Hubungan manusia dengan makanan pun kemudian melahirkan strategi: sebab tak ada satu pun di dunia yang tak butuh makanan. Peluangnya berawal dari capital, namun kemudian gaya hidup, yang menggantikan posisi solidaritas; tak pelak, hampir mengejutkan seluruh dunia ketika makanan cepat saji mendunia, menyeragamkan lidah manusia, kemudian minuman: semua itu tak hanya berdampak ke persaingan ekonomi juga perubahan secara radikal mengenai keterampilan mengolah makanan. Masih terbayang bagaimana seluruh pelosok negeri tiba-tiba dilanda berbagai makanan cepat saji; bersanding dengan warung di pinggir jalan (sari laut); yang merebak cepat;perhatikan pertandingan jual-beli makanan ini: dimana berjangkit jenis kue; maka akan merebak pula jenis kue yang lain. Makanan memasuki tahap politik: yang mendapat nama keren: politik kuliner. Penyeragaman selera bersaing dengan keinginan menjaga kecirian dalam soal makanan. Hampir semua daerah terdorong memiliki maskot makanan. Semua itu bergerak cepat, tak terpikirkan. Tak akan terhentikan. Sebab manusia adalah mahluk yang sangat bergantung dengan makanan.

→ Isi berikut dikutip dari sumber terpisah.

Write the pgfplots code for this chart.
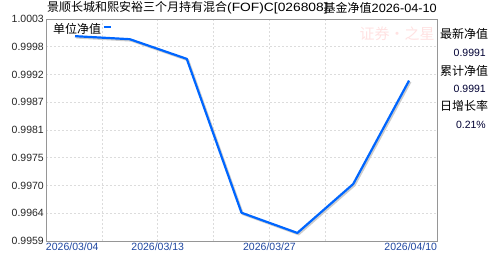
\documentclass[border=0pt]{standalone}
\usepackage{pgfplots}
\pgfplotsset{compat=1.18}
\usepackage{graphicx}
\usepackage{fontspec}
\setmainfont{Liberation Sans}
\newfontfamily\cjk{Noto Sans CJK SC}
\definecolor{navline}{RGB}{0,102,255}
\definecolor{xlab}{RGB}{30,70,160}
\definecolor{bordergray}{RGB}{150,150,150}
\definecolor{gridgray}{RGB}{220,220,220}
\begin{document}
\begin{tikzpicture}
\useasboundingbox (0pt,0pt) rectangle (488pt,-255pt);
\begin{axis}[
  at={(46pt,-241pt)}, anchor=south west,
  scale only axis, width=391pt, height=222pt,
  xmin=0, xmax=7, ymin=0.9959, ymax=1.0003,
  axis line style={bordergray, line width=0.8pt},
  xtick={0,1,2,3,4,5,7},
  xticklabels={\makebox[0pt][l]{2026/03/04},,2026/03/13,,2026/03/27,,\makebox[0pt][r]{2026/04/10}},
  ytick={0.9959,0.99645,0.9970,0.99755,0.9981,0.99865,0.9992,0.99975,1.0003},
  yticklabels={0.9959,0.9964,0.9970,0.9975,0.9981,0.9987,0.9992,0.9998,1.0003},
  major tick length=0pt,
  xmajorgrids, ymajorgrids,
  major grid style={gridgray, dash pattern=on 2pt off 2pt, line width=0.6pt},
  x tick label style={font=\fontsize{10.5}{12}\selectfont, text=xlab, anchor=north, inner sep=0pt, yshift=-2pt},
  y tick label style={font=\fontsize{10.5}{12}\selectfont, text=black!85, anchor=east, inner sep=0pt, xshift=-2pt},
  /pgf/number format/assume math mode=true,
  legend style={at={(0,1)}, anchor=north west, draw=none, fill=none, font=\cjk\fontsize{12}{14}\selectfont, inner sep=1pt, xshift=4pt, yshift=-1pt},
  legend plot pos=right,
  legend cell align=left,
]
\addplot[gray!40, line width=2.2pt, xshift=1.3pt, yshift=-1.3pt, forget plot] coordinates {
(0.52,0.99996) (1.5,0.99990) (2.52,0.99951) (3.5,0.99646) (4.5,0.99606) (5.5,0.99703) (6.5,0.99908)};
\addplot[navline, line width=2.2pt, line join=round,
  legend image code/.code={\draw[navline, line width=2.5pt] (0pt,2pt) -- (7pt,2pt);}] coordinates {
(0.52,0.99996) (1.5,0.99990) (2.52,0.99951) (3.5,0.99646) (4.5,0.99606) (5.5,0.99703) (6.5,0.99908)};
\addlegendentry{单位净值}
\end{axis}
\node[anchor=center, inner sep=0pt, text=red!70!pink, opacity=0.15, font=\cjk\fontsize{15}{16}\selectfont] at (397pt,-34pt) {证券·之星};
\node[anchor=west, inner sep=0pt, font=\cjk\fontsize{12}{14}\selectfont] at (47pt,-8pt) {景顺长城和熙安裕三个月持有混合{\rmfamily\scalebox{1.15}[1]{(FOF)C[026808]}}};
\node[anchor=east, inner sep=0pt, font=\cjk\fontsize{12}{14}\selectfont] at (437pt,-8pt) {基金净值{\rmfamily\scalebox{1.06}[1]{2026-04-10}}};
\node[anchor=west, inner sep=0pt, font=\cjk\fontsize{12}{14}\selectfont] at (440pt,-34pt) {最新净值};
\node[anchor=east, inner sep=0pt, font=\fontsize{10.5}{12}\selectfont, text=black!80!blue] at (486pt,-52.5pt) {0.9991};
\node[anchor=west, inner sep=0pt, font=\cjk\fontsize{12}{14}\selectfont] at (440pt,-71pt) {累计净值};
\node[anchor=east, inner sep=0pt, font=\fontsize{10.5}{12}\selectfont, text=black!80!blue] at (486pt,-88.5pt) {0.9991};
\node[anchor=west, inner sep=0pt, font=\cjk\fontsize{12}{14}\selectfont] at (440pt,-106pt) {日增长率};
\node[anchor=east, inner sep=0pt, font=\fontsize{10.5}{12}\selectfont, text=black!80!blue] at (486pt,-125pt) {0.21\%};
\end{tikzpicture}
\end{document}
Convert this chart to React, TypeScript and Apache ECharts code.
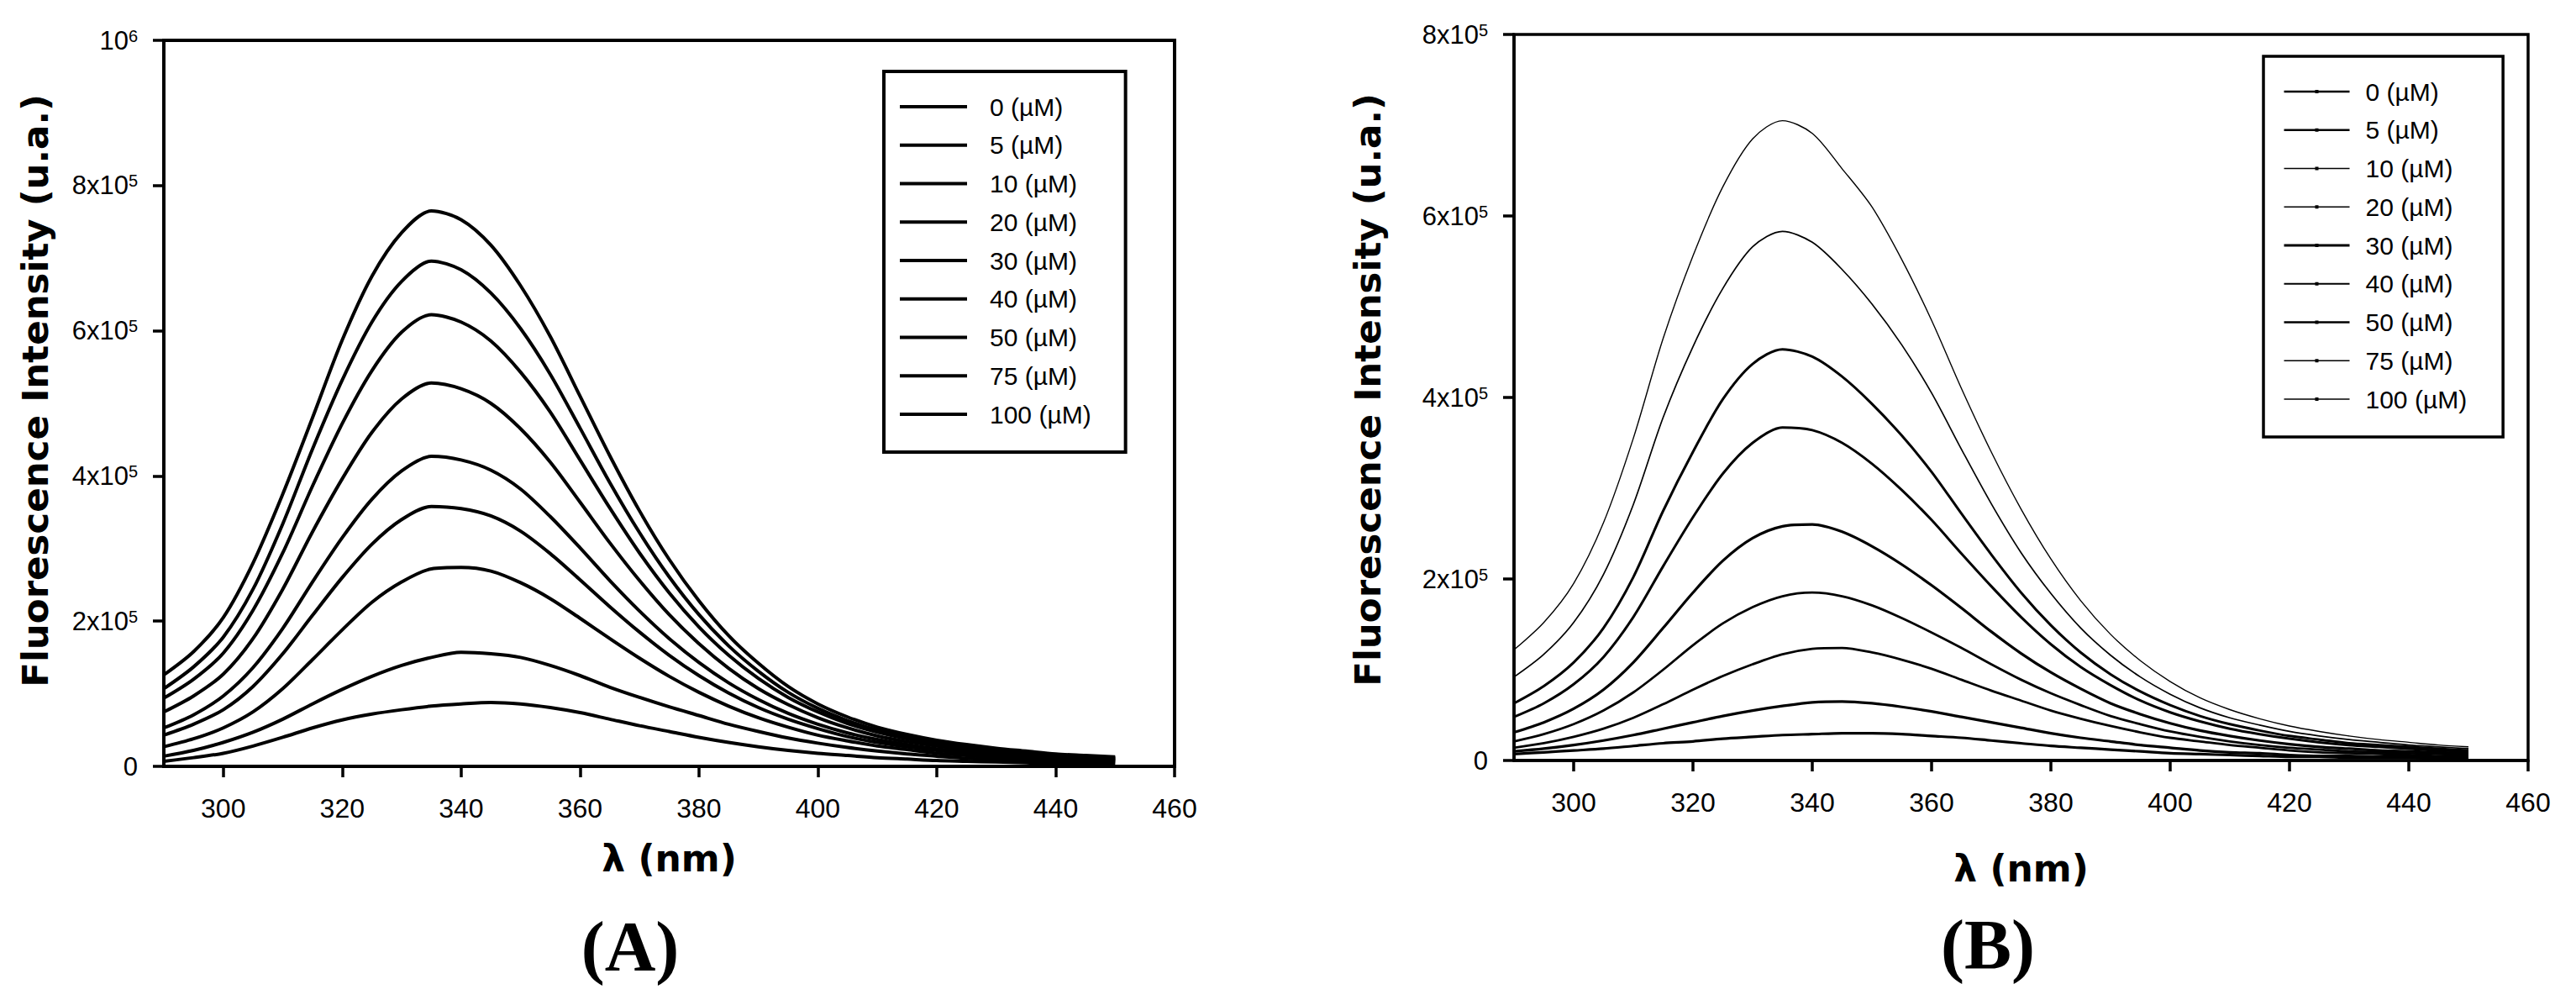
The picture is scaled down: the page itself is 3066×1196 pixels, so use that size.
import React, { useEffect, useRef } from "react";
import * as echarts from "echarts";

// Wavelengths (nm), 5 nm steps
const LAMBDA = [290, 295, 300, 305, 310, 315, 320, 325, 330, 335, 340, 345, 350, 355, 360, 365, 370, 375, 380, 385, 390, 395, 400, 405, 410, 415, 420, 425, 430, 435, 440, 445, 450];
const CONC = ["0", "5", "10", "20", "30", "40", "50", "75", "100"];
const X_TICKS = [300, 320, 340, 360, 380, 400, 420, 440, 460];

// Panel A intensities (x 10^3 a.u.)
const A_0 = [7, 12, 18, 28, 40, 53, 64, 72, 78, 83, 86, 88, 86, 81, 74, 65, 56, 48, 40, 33, 27, 22, 18, 15, 12, 10, 8, 7, 6, 5, 4, 4, 3];
const A_5 = [14, 22, 33, 47, 65, 86, 106, 124, 139, 150, 157, 155, 150, 139, 125, 109, 95, 82, 70, 58, 48, 39, 32, 26, 21, 17, 14, 11, 9, 8, 7, 6, 5];
const A_10 = [27, 38, 53, 75, 107, 147, 188, 226, 254, 272, 274, 269, 253, 231, 204, 176, 149, 124, 102, 83, 67, 54, 43, 35, 28, 23, 18, 15, 12, 10, 9, 8, 7];
const A_20 = [43, 58, 78, 110, 155, 208, 260, 306, 340, 358, 355, 345, 324, 293, 257, 220, 185, 153, 125, 101, 81, 65, 52, 41, 33, 27, 22, 18, 15, 12, 10, 9, 8];
const A_30 = [53, 71, 97, 136, 190, 254, 315, 368, 407, 427, 422, 408, 382, 344, 301, 256, 214, 176, 143, 115, 92, 73, 58, 46, 37, 30, 24, 20, 16, 14, 12, 10, 9];
const A_40 = [75, 97, 127, 176, 244, 323, 396, 460, 506, 528, 520, 500, 465, 419, 364, 308, 256, 209, 169, 135, 107, 85, 67, 53, 42, 34, 28, 23, 19, 16, 13, 11, 10];
const A_50 = [94, 120, 156, 215, 294, 386, 472, 545, 598, 622, 612, 586, 543, 488, 422, 356, 294, 239, 192, 153, 121, 95, 75, 59, 47, 38, 31, 26, 21, 18, 15, 13, 11];
const A_75 = [107, 137, 178, 244, 334, 437, 532, 612, 668, 696, 684, 652, 603, 540, 466, 391, 322, 261, 209, 166, 131, 102, 80, 63, 50, 41, 34, 28, 23, 19, 16, 14, 12];
const A_100 = [126, 158, 205, 280, 375, 480, 587, 675, 735, 765, 753, 718, 662, 592, 510, 428, 352, 285, 228, 180, 142, 110, 86, 68, 54, 44, 36, 30, 25, 21, 17, 15, 13];

// Panel B intensities (x 10^3 a.u.)
const B_0 = [7, 9, 11, 13, 16, 19, 21, 24, 26, 28, 29, 30, 30, 29, 27, 25, 22, 19, 16, 14, 12, 10, 8, 7, 6, 5, 4, 4, 3, 3, 3, 2, 2];
const B_5 = [10, 13, 17, 22, 28, 35, 42, 49, 55, 60, 64, 65, 63, 59, 54, 48, 42, 36, 30, 25, 21, 17, 14, 11, 9, 8, 6, 5, 5, 4, 4, 3, 3];
const B_10 = [14, 19, 26, 35, 47, 62, 78, 93, 106, 117, 123, 124, 119, 111, 101, 89, 77, 66, 55, 46, 38, 31, 25, 21, 17, 14, 11, 9, 8, 7, 6, 5, 5];
const B_20 = [21, 29, 40, 55, 75, 100, 127, 151, 169, 181, 185, 181, 171, 157, 141, 124, 106, 89, 74, 61, 49, 40, 32, 26, 21, 17, 14, 12, 10, 9, 8, 7, 6];
const B_30 = [31, 42, 57, 78, 108, 146, 185, 220, 245, 258, 260, 252, 236, 216, 193, 168, 142, 118, 97, 79, 63, 51, 41, 33, 27, 22, 18, 15, 13, 11, 10, 9, 8];
const B_40 = [48, 63, 84, 114, 158, 214, 268, 316, 350, 367, 364, 350, 327, 298, 265, 228, 192, 158, 128, 103, 83, 66, 53, 43, 35, 29, 24, 20, 17, 15, 13, 11, 10];
const B_50 = [63, 82, 108, 146, 202, 275, 340, 398, 437, 453, 445, 423, 393, 358, 318, 272, 227, 185, 149, 119, 95, 76, 61, 49, 40, 33, 27, 23, 19, 17, 15, 13, 11];
const B_75 = [92, 117, 152, 205, 282, 378, 456, 520, 566, 583, 571, 541, 503, 458, 405, 343, 283, 229, 184, 146, 116, 92, 73, 58, 47, 39, 32, 27, 23, 20, 17, 15, 13];
const B_100 = [122, 152, 195, 262, 355, 465, 556, 632, 685, 705, 691, 652, 610, 552, 485, 410, 340, 277, 222, 176, 139, 110, 87, 69, 56, 46, 38, 32, 27, 23, 20, 17, 15];

const A_SETS = [A_0, A_5, A_10, A_20, A_30, A_40, A_50, A_75, A_100];
const B_SETS = [B_0, B_5, B_10, B_20, B_30, B_40, B_50, B_75, B_100];
const B_WIDTHS = [3.2, 3.2, 2.8, 2.8, 3.2, 3, 3, 1.7, 1.4];
const B_LEGEND_WIDTHS = [2.5, 2.5, 1.4, 1.4, 3, 2.2, 2.5, 1.4, 1.4];

const TICK_FONT = "'Liberation Sans', Arial, sans-serif";
const TITLE_FONT = "'DejaVu Sans', Verdana, sans-serif";

const toPoints = (arr: number[]) => arr.map((v, i) => [LAMBDA[i], v * 1000]);

const yFmt = (v: number) => {
  if (v === 0) return "0";
  if (v >= 1e6) return "10{s|6}";
  return `${Math.round(v / 1e5)}x10{s|5}`;
};

function makeXAxis(gridIndex: number, lw: number, nameGap: number) {
  return {
    gridIndex,
    type: "value",
    min: 290,
    max: 460,
    axisLine: { show: true, onZero: false, lineStyle: { color: "#000", width: lw } },
    axisTick: { show: true, inside: false, length: 13, customValues: X_TICKS, lineStyle: { color: "#000", width: 3.5 } },
    axisLabel: { customValues: X_TICKS, fontSize: 32, fontFamily: TICK_FONT, color: "#000", margin: 34 },
    splitLine: { show: false },
    name: "λ (nm)",
    nameLocation: "middle",
    nameGap,
    nameTextStyle: { fontFamily: TITLE_FONT, fontWeight: "bold", fontSize: 44, color: "#000" },
  };
}

function makeYAxis(gridIndex: number, max: number, lw: number, nameGap: number, shift: number) {
  return {
    gridIndex,
    type: "value",
    min: 0,
    max,
    interval: 200000,
    axisLine: { show: true, onZero: false, lineStyle: { color: "#000", width: lw } },
    axisTick: { show: true, inside: false, length: 13, lineStyle: { color: "#000", width: 3.5 } },
    axisLabel: {
      formatter: yFmt,
      fontSize: 31,
      fontFamily: TICK_FONT,
      color: "#000",
      margin: 31,
      lineHeight: 31,
      rich: { s: { fontSize: 20, lineHeight: 20, fontFamily: TICK_FONT, color: "#000", verticalAlign: "top" } },
    },
    splitLine: { show: false },
    name: "Fluorescence Intensity (u.a.)",
    nameLocation: "middle",
    nameGap,
    nameTextStyle: { fontFamily: TITLE_FONT, fontWeight: "bold", fontSize: 43.5, color: "#000", padding: [0, 0, 0, shift] },
  };
}

export default function App() {
  const ref = useRef<HTMLDivElement>(null);

  useEffect(() => {
    if (!ref.current) return;
    const chart = echarts.init(ref.current, null, { renderer: "svg" });

    const seriesA = CONC.map((c, i) => ({
      type: "line",
      name: "A:" + c,
      xAxisIndex: 0,
      yAxisIndex: 0,
      data: toPoints(A_SETS[i]),
      showSymbol: false,
      symbol: "none",
      smooth: 0.3,
      silent: true,
      lineStyle: { color: "#000", width: 4 },
      itemStyle: { color: "#000" },
    }));
    const seriesB = CONC.map((c, i) => ({
      type: "line",
      name: "B:" + c,
      xAxisIndex: 1,
      yAxisIndex: 1,
      data: toPoints(B_SETS[i]),
      showSymbol: false,
      symbol: "rect",
      symbolSize: 4,
      smooth: 0.3,
      silent: true,
      lineStyle: { color: "#000", width: B_WIDTHS[i] },
      itemStyle: { color: "#000" },
    }));

    const legendText = { fontSize: 30, lineHeight: 30, fontFamily: TICK_FONT, color: "#000" };

    chart.setOption({
      animation: false,
      backgroundColor: "#fff",
      grid: [
        { left: 195, top: 48, width: 1203, height: 864, show: true, borderColor: "#000", borderWidth: 4, backgroundColor: "transparent" },
        { left: 1802, top: 41, width: 1207, height: 864, show: true, borderColor: "#000", borderWidth: 3.5, backgroundColor: "transparent" },
      ],
      xAxis: [makeXAxis(0, 4, 87), makeXAxis(1, 3.5, 106)],
      yAxis: [makeYAxis(0, 1000000, 4, 131, 30), makeYAxis(1, 800000, 3.5, 152, 18)],
      legend: [
        {
          orient: "vertical",
          left: 1052,
          top: 85,
          padding: [27, 41, 30, 19],
          borderColor: "#000",
          borderWidth: 4,
          backgroundColor: "#fff",
          itemWidth: 80,
          itemHeight: 4,
          itemGap: 15.75,
          icon: "rect",
          selectedMode: false,
          data: CONC.map((c) => "A:" + c),
          formatter: (n: string) => n.slice(2) + " (µM)",
          textStyle: { ...legendText, padding: [0, 0, 0, 22] },
        },
        {
          orient: "vertical",
          left: 2694,
          top: 67,
          padding: [27, 43, 30, 23],
          borderColor: "#000",
          borderWidth: 3.5,
          backgroundColor: "#fff",
          itemWidth: 78,
          itemHeight: 5,
          itemGap: 15.75,
          selectedMode: false,
          data: CONC.map((c, i) => ({ name: "B:" + c, lineStyle: { width: B_LEGEND_WIDTHS[i] } })),
          formatter: (n: string) => n.slice(2) + " (µM)",
          textStyle: { ...legendText, padding: [0, 0, 0, 14] },
        },
      ],
      graphic: [
        { type: "text", x: 750, y: 1126, style: { text: "(A)", fontSize: 84, fontWeight: "bold", fontFamily: "'Liberation Serif', 'Times New Roman', serif", fill: "#000", align: "center", verticalAlign: "middle" } },
        { type: "text", x: 2366, y: 1124, style: { text: "(B)", fontSize: 84, fontWeight: "bold", fontFamily: "'Liberation Serif', 'Times New Roman', serif", fill: "#000", align: "center", verticalAlign: "middle" } },
      ],
      series: [...seriesA, ...seriesB],
    });

    return () => chart.dispose();
  }, []);

  return <div ref={ref} style={{ position: "absolute", left: 0, top: 0, width: 3066, height: 1196 }} />;
}
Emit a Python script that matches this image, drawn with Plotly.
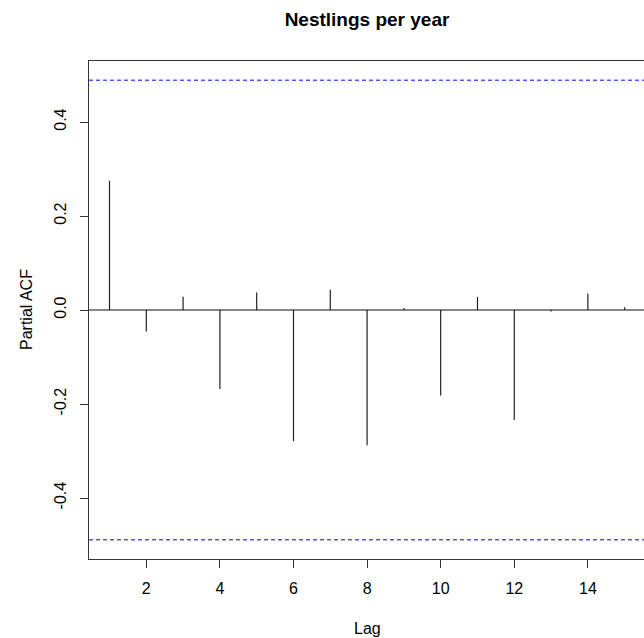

Tata krama apa kemudian yang akan diberlakukan oleh sebuah negeri apabila kemudian makanan-makanan itu menjadi kepanikan baru karena berjubel-jubel produknya? Beraneka kemasan bahkan kemudian untung rugi melahirkan taktik-taktik mengolah makanan yang membahayakan kesehatan (?) Dari sisi tata krama agama jelas hubungan makanan dengan manusia itu memiliki 'perjanjian' mengenai keharmonian, namun ketika menjadi produk, menjadi barang dagangan, menjadi kebutuhan bahkan gaya hidup bahkan kini makanan dengan gaya memakannya menjadi ' kasta' baru bagi manusia telah membuat bentangan yang meluas dan kompleks ketika disuatu pagi wakil rakyat terjaga mengira dengan membuat Rancangan mengenai Jaminan “kesucian' dan ;tidak sucinya makanan akan menyelamatkan kehidupan 'umatnya' yakni rakyat yang beraneka selera lidah,motivasi dan gaya hidupnya jika berurusan dengan makanan. Belum lagi soal ketidakseimbangan antara kebutuhan makanan, persaingan penjualan dan keterampilan pengolahannya; yang jelas tidak dimodali oleh negara. Siapakah yang memodali manusia sehingga terampil membuat gudeg? Membuat rendang balado? Membuat pepes ikan? Dst…Ketika semua itu menjadi produk, negara mendapatkan cukai dari tata krama jual beli. Ketika seseorang muntah dan keracunan karena disebabkan makanan, biaya pengobatannya, bukankah ditanggung yang memakan (?).

Kerancuan tata krama negara berdalih atas nama keyakinan untuk menjaga rakyatnya menjadi sentakan dan kejutan untuk memeriksa isi perut seluruh manusia di negeri ini. Kearifan yang telah diberikan contoh oleh pendahulu negeri ini: mengenai tata krama keyakinan soal makanan, kemudian adanya berbagai lembaga yang mengurus 'sehat atau tidaknya makanan' tiba-tiba harus tertegun di pojok kertas yang kumal. Kemudian sebuah tata krama negara ketika dinyatakan sebagai perarturan ketika menghadapi keragaman selera dan keyakinan kembali akan mendalilkan pengecualian dan kekhususan. Artinya, negara memang membedakan sejumlah dan sekelompok warganya (?). Persoalan makanan bukanlah soal kecil, bukan soal negara tetapi ini menyangkut manusia dengan proses hidupnya: banyak kisah keruntuhan negeri yang disebabkan oleh kisruh makanan. Karena itu, tidaklah terlambat untuk arif menimbang; bahwa pengalaman manusia berhadapan dengan makanan jauh lebih tua dari usia negara! Juga pengalaman manusia dengan keyakinannya dalam soal kereligusan jauh lebih cerdas dari kesalehan para pembuat aturan negara itu. Karena itu: mari makan! Dan biarkan tubuh dan keyakinan yang memeriksanya! Dan jangan terjebak seolah tata krama negara tengah menjaga jalan menuju sorga!